Insgesamt kandidieren auf den am Freitag gewählten ersten 16 Plätzen zehn Frauen, darunter auf Platz 13 die als Anti-Braunkohle-Aktivistin und Kohlekommissions-Mitglied bekannt gewordene Antje Grothus. Damit steht die Landtagsfraktion vor einem Generationswechsel: Altgediente Grüne wie Ex-Umweltminister Johannes Remmel, die ehemalige Fraktionsvorsitzende Monika Düker oder Landtags-Vizepräsident Oliver Keymis treten nicht mehr an.
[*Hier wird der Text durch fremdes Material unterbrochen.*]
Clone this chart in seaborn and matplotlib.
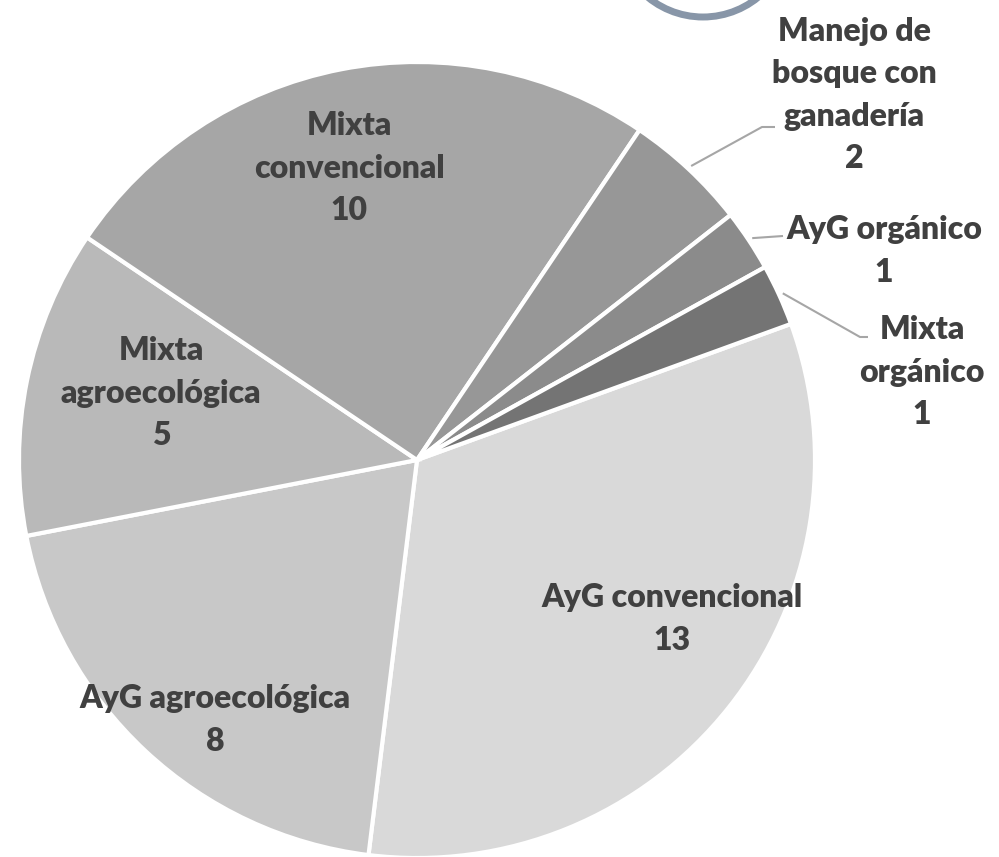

Eine wirkliche Kampfkandidatur gab es erst um Listenplatz 16: Ohne Unterstützung von Kreisverband oder Bezirk trat hier überraschend die Bochumer Sozialarbeiterin Cansin Köktürk an, die mit ihrer Kritik an der Berliner Ampel bei Markus Lanz bundesweit bekannt geworden ist. „Nein, ich habe kein Votum“, erklärte Köktürk. Allerdings stehe sie für „bedingungslose Menschlichkeit“, für „Solidarität“ mit Flüchtenden und Obdachlosen. Eine „Lobby“, ein „Netzwerk“ in der Partei brauche sie deshalb nicht – was ihr den Vorwurf mangelnder Teamfähigkeit einbrachte.

Gegen den Kommunalpolitiker Martin Metz, Fraktionschef im rheinischen Sankt Augustin, fiel Köktürk mit 18 zu 75 Prozent durch. Weitere 74 Listenplätze wollen die Grünen noch bis Sonntag besetzen.